12. The door assembly of claim 11, wherein when the handle is coupled to the substrate, the receiver extends through the aperture.

13. The door assembly of claim 11, further comprising:

a first washer positioned between the handle and a substrate to prevent contact between the handle and the substrate; and

a spacer positioned between the head of the fastener and the substrate to prevent contact between the head of the fastener and the substrate.

14. The door assembly of claim 13, wherein the spacer comprises a first portion and a second portion, the first portion defining an annular body, and the second portion extending away from the first portion and into the aperture.

15. The door assembly of claim 14, wherein a central opening of the second portion of the spacer has a frustoconical cross-section.

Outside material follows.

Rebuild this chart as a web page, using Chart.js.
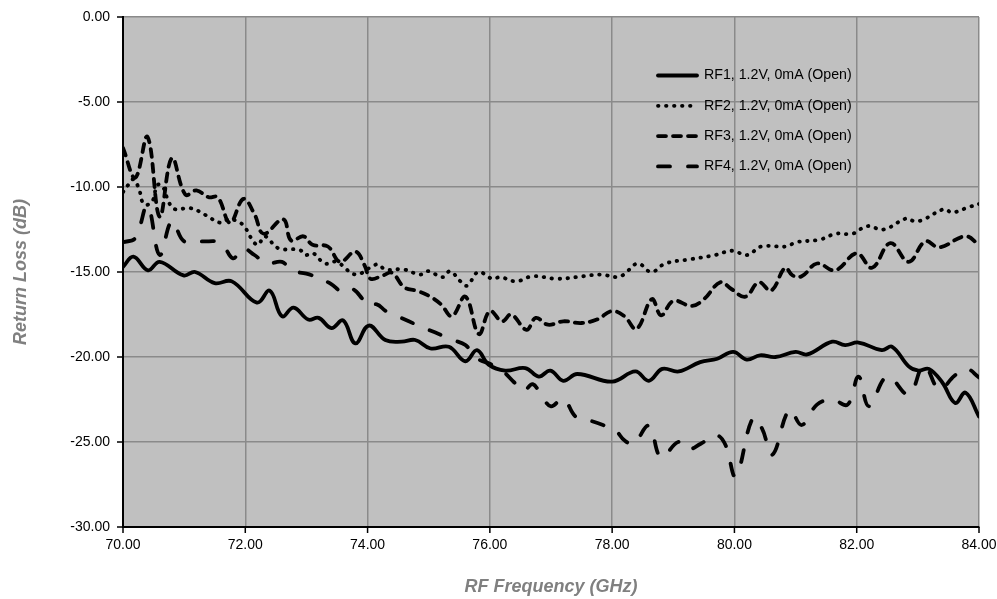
<!DOCTYPE html>
<html>
<head>
<meta charset="utf-8">
<script src="https://cdn.jsdelivr.net/npm/chart.js@4.4.1/dist/chart.umd.min.js"></script>
<style>
html,body{margin:0;padding:0;background:#fff;}
#wrap{width:997px;height:599px;position:relative;}
</style>
</head>
<body>
<div id="wrap"><canvas id="c"></canvas></div>
<script>
// ---- Data ----
const seriesLabels = ["RF1, 1.2V, 0mA (Open)","RF2, 1.2V, 0mA (Open)","RF3, 1.2V, 0mA (Open)","RF4, 1.2V, 0mA (Open)"];

const rf1Freq = [70.0,70.17,70.41,70.6,70.99,71.18,71.5,71.78,72.19,72.4,72.6,72.79,73.03,73.2,73.41,73.6,73.8,74.02,74.29,74.56,74.78,75.03,75.33,75.6,75.79,75.98,76.25,76.58,76.8,76.99,77.2,77.43,78.0,78.38,78.6,78.82,79.09,79.44,79.72,79.98,80.2,80.42,80.67,81.0,81.19,81.6,81.81,82.03,82.41,82.58,82.85,83.01,83.18,83.4,83.61,83.78,84.0];
const rf1Loss = [-14.7,-14.1,-14.9,-14.4,-15.2,-15.0,-15.65,-15.55,-16.8,-16.1,-17.6,-17.1,-17.8,-17.7,-18.3,-17.85,-19.2,-18.15,-19.0,-19.1,-19.0,-19.5,-19.4,-20.25,-19.6,-20.45,-20.8,-20.65,-21.15,-20.8,-21.4,-21.0,-21.45,-20.85,-21.4,-20.7,-20.85,-20.3,-20.1,-19.7,-20.15,-19.9,-20.0,-19.7,-19.85,-19.1,-19.3,-19.15,-19.6,-19.4,-20.55,-20.8,-20.7,-21.5,-22.7,-22.1,-23.5];

const rf2Freq = [70.0,70.08,70.17,70.26,70.34,70.47,70.56,70.64,70.75,70.84,71.11,71.35,71.59,71.73,71.86,71.98,72.13,72.21,72.32,72.54,72.89,72.98,73.11,73.3,73.49,73.8,74.04,74.17,74.29,74.59,74.86,74.99,75.23,75.35,75.52,75.63,75.81,76.04,76.17,76.43,76.7,77.1,77.53,77.81,78.08,78.19,78.42,78.64,78.87,79.28,79.69,79.96,80.21,80.44,80.86,81.0,81.39,81.66,81.93,82.17,82.44,82.81,82.93,83.07,83.43,83.56,83.82,84.0];
const rf2Loss = [-10.3,-9.9,-9.55,-10.1,-11.0,-10.9,-9.9,-9.9,-10.9,-11.3,-11.25,-11.65,-12.1,-11.9,-12.0,-12.3,-13.2,-13.4,-12.9,-13.6,-13.7,-14.0,-13.9,-14.5,-14.4,-15.15,-14.75,-14.55,-14.85,-14.85,-15.15,-14.95,-15.3,-14.95,-15.55,-15.8,-15.0,-15.4,-15.3,-15.55,-15.25,-15.4,-15.25,-15.15,-15.3,-15.15,-14.5,-15.0,-14.5,-14.25,-14.0,-13.75,-14.0,-13.5,-13.5,-13.25,-13.1,-12.75,-12.75,-12.3,-12.5,-11.85,-12.0,-11.95,-11.3,-11.5,-11.2,-11.0];

const rf3Freq = [70.0,70.2,70.4,70.6,70.8,71.02,71.2,71.4,71.55,71.75,71.97,72.15,72.3,72.62,72.75,72.95,73.1,73.35,73.55,73.8,73.95,74.05,74.25,74.4,74.6,74.8,75.0,75.2,75.38,75.6,75.82,76.0,76.2,76.35,76.6,76.75,76.95,77.2,77.5,77.75,78.0,78.2,78.4,78.65,78.8,79.0,79.3,79.5,79.77,79.95,80.18,80.4,80.6,80.83,80.95,81.1,81.35,81.65,82.0,82.25,82.55,82.85,83.12,83.35,83.78,84.0];
const rf3Loss = [-7.7,-9.45,-7.05,-11.75,-8.3,-10.45,-10.2,-10.6,-10.6,-12.1,-10.7,-11.6,-12.75,-11.9,-13.15,-12.9,-13.4,-13.5,-14.4,-13.8,-14.6,-15.4,-15.2,-15.05,-15.9,-16.1,-16.4,-16.9,-17.6,-16.45,-18.65,-17.3,-17.9,-17.5,-18.4,-17.7,-18.1,-17.9,-18.0,-17.8,-17.3,-17.6,-18.35,-16.6,-17.55,-16.7,-17.0,-16.6,-15.6,-16.0,-16.45,-15.6,-16.1,-14.75,-15.2,-15.25,-14.5,-14.9,-13.9,-14.75,-13.3,-14.4,-13.2,-13.55,-12.9,-13.4];

const rf4Freq = [70.0,70.2,70.4,70.6,70.8,71.0,71.3,71.6,71.8,71.95,72.15,72.35,72.6,72.75,73.0,73.2,73.4,73.6,73.75,73.92,74.0,74.15,74.3,74.55,74.8,75.0,75.2,75.4,75.6,75.8,76.0,76.2,76.4,76.55,76.7,76.85,77.0,77.2,77.4,77.6,77.85,78.05,78.2,78.35,78.6,78.8,79.08,79.23,79.45,79.7,79.85,80.02,80.3,80.45,80.62,80.9,81.1,81.35,81.6,81.85,82.03,82.2,82.5,82.85,83.1,83.35,83.6,83.8,84.0];
const rf4Loss = [-13.25,-13.0,-11.1,-14.0,-12.0,-13.2,-13.2,-13.3,-14.2,-13.6,-14.0,-14.5,-14.4,-14.9,-15.1,-15.35,-15.7,-16.2,-16.0,-16.6,-17.0,-16.9,-17.3,-17.7,-18.1,-18.4,-18.7,-19.0,-19.3,-20.1,-20.4,-20.8,-21.5,-22.0,-21.6,-22.3,-22.9,-22.45,-23.5,-23.7,-24.0,-24.3,-24.9,-25.1,-24.05,-25.9,-25.0,-25.45,-25.1,-24.6,-25.15,-27.0,-23.6,-24.2,-25.75,-23.1,-24.0,-22.8,-22.5,-22.8,-21.15,-22.9,-21.15,-22.2,-20.5,-21.9,-21.1,-20.7,-21.2];

const xMin = 70, xMax = 84, xStep = 2;
const yMin = -30, yMax = 0, yStep = 5;
const xTitle = "RF Frequency (GHz)";
const yTitle = "Return Loss (dB)";

// ---- Build ----
const pairs = (xs, ys) => xs.map((x, i) => ({x: x, y: ys[i]}));
const FONT = "'Liberation Sans', Arial, sans-serif";

const styles = [
  {borderDash: [], borderCapStyle: 'round'},
  {borderDash: [0.5, 7.5], borderCapStyle: 'round'},
  {borderDash: [8, 7], borderCapStyle: 'round'},
  {borderDash: [12, 18], borderCapStyle: 'round'}
];
const allData = [pairs(rf1Freq, rf1Loss), pairs(rf2Freq, rf2Loss), pairs(rf3Freq, rf3Loss), pairs(rf4Freq, rf4Loss)];

const datasets = allData.map((d, i) => ({
  label: seriesLabels[i],
  data: d,
  borderColor: '#000',
  backgroundColor: '#000',
  borderWidth: 3.8,
  borderDash: styles[i].borderDash,
  borderCapStyle: styles[i].borderCapStyle,
  borderJoinStyle: 'round',
  pointRadius: 0,
  tension: 0.4,
  fill: false
}));

const plotBg = {
  id: 'plotBg',
  beforeDraw(chart) {
    const {ctx, chartArea: a} = chart;
    ctx.save();
    ctx.fillStyle = '#C0C0C0';
    ctx.fillRect(a.left, a.top, a.right - a.left, a.bottom - a.top);
    ctx.restore();
  }
};

const tickMarks = {
  id: 'tickMarks',
  afterDraw(chart) {
    const {ctx, chartArea: a, scales} = chart;
    ctx.save();
    ctx.strokeStyle = '#000';
    ctx.lineWidth = 1.5;
    scales.y.ticks.forEach(t => {
      const y = scales.y.getPixelForValue(t.value);
      ctx.beginPath(); ctx.moveTo(a.left - 6, y); ctx.lineTo(a.left, y); ctx.stroke();
    });
    scales.x.ticks.forEach(t => {
      const x = scales.x.getPixelForValue(t.value);
      ctx.beginPath(); ctx.moveTo(x, a.bottom); ctx.lineTo(x, a.bottom + 6); ctx.stroke();
    });
    ctx.restore();
  }
};

const innerLegend = {
  id: 'innerLegend',
  afterDatasetsDraw(chart) {
    const {ctx, chartArea: a} = chart;
    const x0 = a.left + 535, lineLen = 39;
    ctx.save();
    chart.data.datasets.forEach((ds, i) => {
      const y = a.top + 58.5 + i * 30.3;
      ctx.strokeStyle = ds.borderColor;
      ctx.lineWidth = ds.borderWidth;
      ctx.lineCap = ds.borderCapStyle;
      ctx.setLineDash(ds.borderDash);
      ctx.beginPath(); ctx.moveTo(x0, y); ctx.lineTo(x0 + lineLen, y); ctx.stroke();
      ctx.setLineDash([]);
      ctx.fillStyle = '#000';
      ctx.font = '14.2px ' + FONT;
      ctx.textBaseline = 'middle';
      ctx.textAlign = 'left';
      ctx.fillText(ds.label, x0 + lineLen + 7, y);
    });
    ctx.restore();
  }
};

new Chart(document.getElementById('c'), {
  type: 'line',
  data: {datasets: datasets},
  plugins: [plotBg, tickMarks, innerLegend],
  options: {
    responsive: true,
    maintainAspectRatio: false,
    animation: false,
    layout: {padding: {top: 17, right: 18, bottom: 0, left: 0}},
    plugins: {legend: {display: false}, tooltip: {enabled: false}},
    scales: {
      x: {
        type: 'linear', min: xMin, max: xMax,
        afterFit(s) { s.height = 72; s.paddingLeft = 0; s.paddingRight = 0; },
        ticks: {stepSize: xStep, padding: 10, color: '#000', font: {family: FONT, size: 14},
                callback: v => Number(v).toFixed(2), maxRotation: 0},
        grid: {color: '#8a8a8a', lineWidth: 1.5, drawTicks: false},
        border: {color: '#000', width: 2},
        title: {display: true, text: xTitle, color: '#808080',
                font: {family: FONT, size: 18, weight: 'bold', style: 'italic'},
                padding: {top: 4, bottom: 1}}
      },
      y: {
        type: 'linear', min: yMin, max: yMax,
        afterFit(s) { s.width = 123; s.paddingTop = 0; s.paddingBottom = 0; },
        ticks: {stepSize: yStep, padding: 13, color: '#000', font: {family: FONT, size: 14},
                callback: v => Number(v).toFixed(2)},
        grid: {color: '#8a8a8a', lineWidth: 1.5, drawTicks: false},
        border: {color: '#000', width: 2},
        title: {display: true, text: yTitle, color: '#808080',
                font: {family: FONT, size: 18, weight: 'bold', style: 'italic'},
                padding: {top: 10, bottom: 4}}
      }
    }
  }
});
</script>
</body>
</html>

16. The door assembly of claim 11, wherein the receiver extends into the aperture of the substrate.

17. The door assembly of claim 11, wherein the keyway comprises a keyway entry and a keyway cavity connected to the keyway entry.

18. The door assembly of claim 17, wherein the post is positioned within the keyway cavity when the post is received within the keyway.

19. The door assembly of claim 11, wherein the at least one boss comprises:

a first boss; and

a second boss;

wherein each of the first boss and the second boss extend orthogonally away from the handle body; and

wherein the first boss and the second boss are separated by a distance.